Website : http://www.japan-guide.com/e/e3026.html
This garden combines multiple garden styles: French Formal, English Landscape, and Japanese traditional in a unique mixture not often encountered. The gardens contain more than 20,000 trees of many varieties, including 1,500 cherry trees. As such, this is a popular spot to for hanami parties during the cherry blossom season so don’t miss out.
Address: Naito-cho, Shinjuku-ku, Tokyo
Access: 5 minutes walk from Shinjuku Gyoen Station on Marunouchi Line or 10 minutes walk from Shinjuku Station.

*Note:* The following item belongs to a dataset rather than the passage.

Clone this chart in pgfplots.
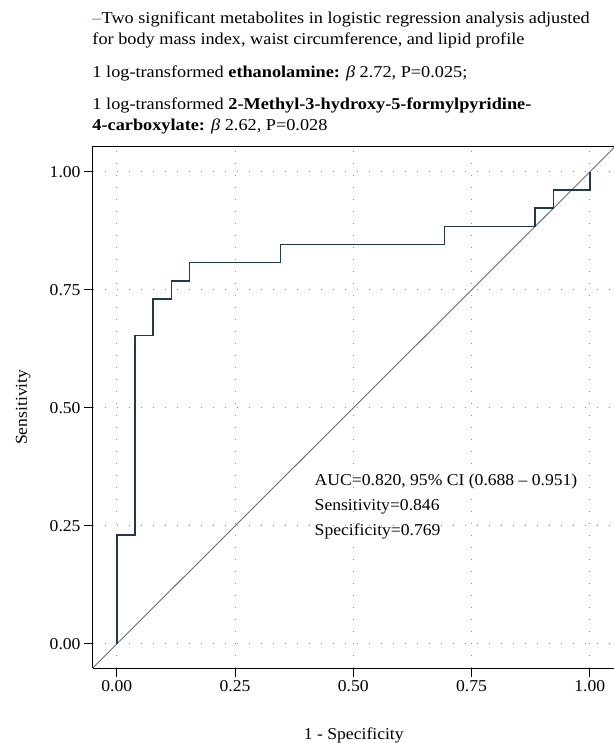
\documentclass[border=0pt]{standalone}
\usepackage{fontspec}
\setmainfont{Liberation Serif}[FakeStretch=1.06]
\newfontfamily\titlefont{Liberation Serif}[FakeStretch=1.1, Ligatures=TeX]
\usepackage{pgfplots}
\pgfplotsset{compat=1.18}

\definecolor{rocblue}{RGB}{30,55,90}
\definecolor{dashblue}{RGB}{80,120,170}
\newcommand{\fs}{\fontsize{16.6bp}{20bp}\selectfont}

\begin{document}
\begin{tikzpicture}
  \begin{axis}[
    at={(0,0)}, anchor=south west,
    scale only axis, width=522.2bp, height=521.6bp,
    xmin=-0.051, xmax=1.053, ymin=-0.051, ymax=1.054,
    axis x line=box, axis y line=left,
    x axis line style={-}, y axis line style={-},
    axis line style={black, line width=0.9bp},
    xtick pos=left, ytick pos=left,
    xtick={0,0.25,0.5,0.75,1}, ytick={0,0.25,0.5,0.75,1},
    tick align=outside, major tick length=9bp,
    tick style={black, line width=0.9bp},
    grid=major,
    major grid style={gray!85, line width=1.1bp, dash pattern=on 1.3bp off 10.7bp},
    /pgf/number format/.cd, fixed, fixed zerofill, precision=2, assume math mode=true,
    /pgfplots/.cd,
    tick label style={font=\fs},
    yticklabel style={inner sep=0pt, xshift=-3bp},
    xticklabel style={inner sep=0pt, yshift=-3bp},
    xlabel={1 - Specificity}, ylabel={Sensitivity},
    every axis x label/.style={at={(rel axis cs:0.5,0)}, anchor=base, yshift=-71bp, font=\fs},
    every axis y label/.style={at={(rel axis cs:0,0.5)}, xshift=-65.7bp, anchor=base, rotate=90, font=\fs},
  ]
    % chance line
    \addplot[gray!85!black, line width=0.9bp] coordinates {(-0.051,-0.051) (1.06,1.06)};
    % ROC curve
    \addplot[rocblue, line width=1.5bp, const plot] coordinates {
      (0,0) (0,0.2308) (0.0385,0.6538) (0.0769,0.7308) (0.1154,0.7692)
      (0.1538,0.8077) (0.3462,0.8462) (0.6923,0.8846) (0.8846,0.9231)
      (0.9231,0.9615) (1,1)
    };
    \node[anchor=base west, font=\fs, inner sep=0pt] at (axis cs:0.418,0.336) {AUC=0.820, 95\% CI (0.688 -- 0.951)};
    \node[anchor=base west, font=\fs, inner sep=0pt] at (axis cs:0.418,0.283) {Sensitivity=0.846};
    \node[anchor=base west, font=\fs, inner sep=0pt] at (axis cs:0.418,0.230) {Specificity=0.769};
  \end{axis}
  % heading text above the plot
  \begin{scope}[every node/.style={anchor=base west, inner sep=0pt, font=\titlefont\fs}]
    \node at (-0.4bp,644.7bp) {\textcolor{dashblue}{–}Two significant metabolites in logistic regression analysis adjusted};
    \node at (-0.4bp,623.7bp) {for body mass index, waist circumference, and lipid profile};
    \node at (-0.4bp,590.3bp) {1 log-transformed \textbf{ethanolamine:} \textit{β} 2.72, P=0.025;};
    \node at (-0.4bp,558bp) {1 log-transformed \textbf{2-Methyl-3-hydroxy-5-formylpyridine-}};
    \node at (-0.4bp,537.5bp) {\textbf{4-carboxylate:} \textit{β} 2.62, P=0.028};
  \end{scope}
  \pgfresetboundingbox
  \useasboundingbox (-92.7bp,-75bp) rectangle (521.3bp,668bp);
\end{tikzpicture}
\end{document}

Website : http://www.env.go.jp/garden/shinjukugyoen/english/index.html
Kyu Shiba-Rikyu Onshi Teien
This garden has a long history, dating back to the Edo period like Korakuen. This garden was purchased by the Imperial Household Agency in 1875 and it became an Imperial residence with a European-style guest house. The entire property was destroyed by fire in the Great Kanto earthquake on 9/1/1923 and then donated to the city of Tokyo in 1924. It was re-opened to the public on 4/20/1924 and has been “a place of scenic beauty and special historic interest” as designated by the Government of Japan ever since.
Address: 1-4-1, Kaigan, Minato-ku, Tokyo
Access: 1 minute walk from Hamamatsu-cho Station on JR Line or 5 minutes walk from Daimon Station on Toei Oedo Line.